I’m puzzled on this one. Apple has already tossed Flash. Has Adobe decided the smartphone market isn’t worth it?
That’s a shame, especially since the latest generation of 4g phones are finally fast enough to actually run Flash decently.
From the article you linked to:
They were throwing away a zillion dollars optimizing flash for every rust-bucket phone GPU on the planet, for little revenue. Something had to give.
Meh, I’ll be happy if they can get the stupid thing to play nicely with firefox again.
That just makes no sense. Adobe doesn’t make their actual content. How would having a premium model help Adobe make money?
If Adobe is just changing their entire business model, then why use Flash at all?
And the answer would obviously be: Stop trying to optimize for everyone, and stick with the modern stuff.
That said, this is all old news. I had held out that Adobe would realize that gaming is moving to more mobile platforms, but I guess they don’t get that either. Flash is going defunct soon.
So the first device they throw to the curb is the one with a quad-core processor? Wouldn’t it make more sense to drop the devices still running Android 2.0?
They’re no longer writing new versions of it, so they’re not optimizing it to work with new operating systems. Hence it makes sense that it doesn’t work on the new stuff but will continue working on the old stuff for a time.
Apple may have gotten a lot of flack for dropping Flash a few years back, but pretty much everyone knew it was a buggy piece of crap whose time was limited.
Perhaps by licensing flash to developers on terms that require the developer to kick back to Adobe when premium features are used.
Flash was an acquisition for Adobe (with Macromedia) and always sat uncomfortably with it’s other business units. Adobe’s primary business model is in selling content creation tools which take in a proprietary input (.psd, .ai, .premiere) and outputted an open format (.jpg, .avi, .html). This meant other companies could focus on making a better browser or movie player while Adobe purely focused on content creation.
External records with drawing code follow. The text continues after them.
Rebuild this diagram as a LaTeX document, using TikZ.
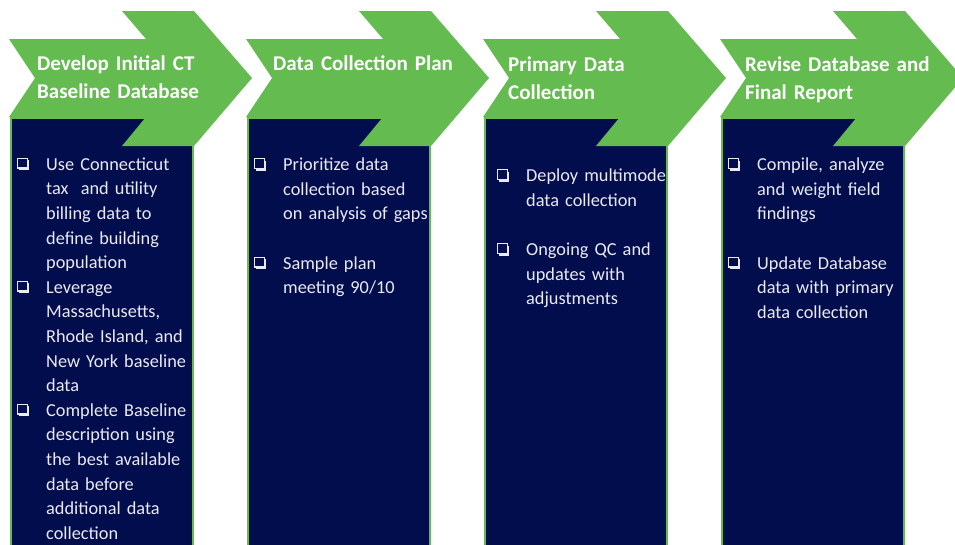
\documentclass[tikz,border=0pt]{standalone}
\usepackage{fontspec}
\setmainfont{Carlito}
\definecolor{chgreen}{RGB}{100,187,80}
\definecolor{panelnavy}{RGB}{2,13,77}
\definecolor{paneltext}{RGB}{234,234,244}
\tikzset{
  chevron/.style={fill=chgreen, draw=none},
  panel/.style={fill=panelnavy, draw=chgreen, line width=2pt},
  headtxt/.style={anchor=north west, inner sep=0pt, text=white, text width=210pt, align=left,
    font=\bfseries\fontsize{21}{28.5}\selectfont},
  itemtxt/.style={anchor=north west, inner sep=0pt, text=paneltext, text width=160pt, align=left,
    font=\fontsize{18.3}{24.6}\selectfont},
  boxline/.style={draw=paneltext, line width=1.2pt},
  boxshade/.style={fill=paneltext},
}
% chevron with left edge at x0
\newcommand{\chevdraw}[1]{%
  \fill[chevron] (#1,39) -- (#1+137,39) -- (#1+113,11) -- (#1+185,11) -- (#1+243,78)
    -- (#1+185,146) -- (#1+113,146) -- (#1+137,117) -- (#1,117) -- (#1+26,78) -- cycle;}
\newcommand{\paneldraw}[1]{%
  \draw[panel] (#1+2,118) rectangle (#1+184,560);}
% checkbox bullet: x, baseline
\newcommand{\chkbox}[2]{%
  \draw[boxline] (#1+0.6,#2-11.8) rectangle (#1+10.4,#2-2);
  \fill[boxshade] (#1+2,#2-2) rectangle (#1+12.4,#2+0.3);
  \fill[boxshade] (#1+10.4,#2-9.8) rectangle (#1+12.4,#2+0.3);}
\begin{document}
\begin{tikzpicture}[x=1pt,y=-1pt]
\useasboundingbox (0,0) rectangle (955,544);
\clip (0,0) rectangle (955,544);
\fill[white] (0,0) rectangle (955,544);

% panels
\paneldraw{9}
\paneldraw{246}
\paneldraw{483}
\paneldraw{720}

% chevrons
\chevdraw{9}
\chevdraw{246}
\chevdraw{483}
\chevdraw{720}

% headers
\node[headtxt] (h1) at (37,50.1) {\strut Develop Initial CT\\Baseline Database};
\node[headtxt] (h2) at (273,50.6) {\strut Data Collection Plan};
\node[headtxt] (h3) at (508,51.1) {\strut Primary Data\\Collection};
\node[headtxt] (h4) at (745,51.1) {\strut Revise Database and\\Final Report};

% column 1
\chkbox{17}{170}
\node[itemtxt] (c1a) at (46,152.8) {\strut Use Connecticut\\tax~ and utility\\billing data to\\define building\\population};
\chkbox{17}{293}
\node[itemtxt] (c1b) at (46,275.8) {\strut Leverage\\Massachusetts,\\Rhode Island, and\\New York baseline\\data};
\chkbox{17}{416}
\node[itemtxt] (c1c) at (46,398.8) {\strut Complete Baseline\\description using\\the best available\\data before\\additional data\\collection};

% column 2
\chkbox{254}{170.5}
\node[itemtxt] (c2a) at (283,153.3) {\strut Prioritize data\\collection based\\on analysis of gaps};
\chkbox{254}{268.9}
\node[itemtxt] (c2b) at (283,251.7) {\strut Sample plan\\meeting 90/10};

% column 3
\chkbox{497}{181.5}
\node[itemtxt] (c3a) at (526,164.3) {\strut Deploy multimode\\data collection};
\chkbox{497}{255.3}
\node[itemtxt] (c3b) at (526,238.1) {\strut Ongoing QC and\\updates with\\adjustments};

% column 4
\chkbox{728}{170.5}
\node[itemtxt] (c4a) at (757,153.3) {\strut Compile, analyze\\and weight field\\findings};
\chkbox{728}{268.9}
\node[itemtxt] (c4b) at (757,251.7) {\strut Update Database\\data with primary\\data collection};
\end{tikzpicture}
\end{document}
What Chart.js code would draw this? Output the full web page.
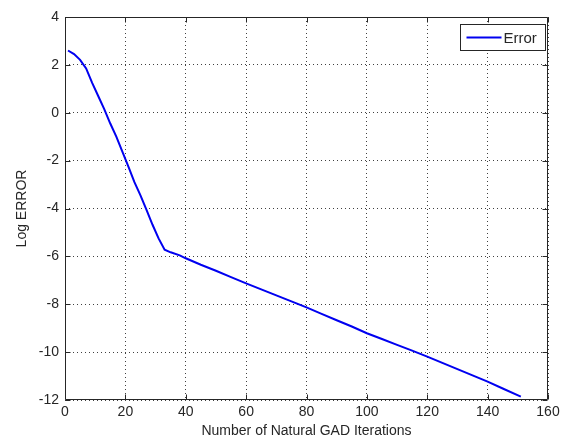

With Flash, it also inherited the execution platform and a not-very-good one at that. Flash had accumulated generations of cruft and spaghetti code, making Adobe responsible for a vast number of security holes and instability.
Steve Jobs correctly recognized that Flash was an evolutionary dead end and that HTML5 would grow to replace it and signed the death knell of Flash with the iPhone. Adobe has also quietly recognized the death of Flash and now just needs to keep up appearances long enough for them to develop a compelling rich HTML5 content creation tool that can serve as the replacement. One sign of this is that they’re slowly moving most of the development team for Flash to India and China and essentially putting a freeze on features.
I think Adobe will be as happy as anyone when Flash is dead so long as they control the next standard that arises.
Apple sells a significant portion of the modern stuff, and they won’t let Adobe play.
Basically, the iPhone and iPad are a big enough market segment that content producers are shunning flash so they can get iOs users on their sites, and also moving away from web apps toward native apps. The more that producers do that, the less need there is for flash.
Adobe tried for a while to be a competitive advantage for Android, but they weren’t very successful. Flash is big and old and frankly pretty shitty code. It thrashes the cpu and makes the fans come on and kills the battery life of my laptop, even. They were simply not capable of getting it working well on phones in any reasonable timeframe. Even if they had been, a significant amount of legacy flash apps are designed with a mouse/keyboard in mind. There’s no way to “hover” for example, on a touch screen, but a lot of flash apps won’t even display their menus until the “hover” action takes over. At some point you have to move on and stop working on a dying technology.
ICS has the new Chrome HD browser, which has a “request desktop version” option for websites. Will that somehow have a laggy full fledged Flash, or am I SOL?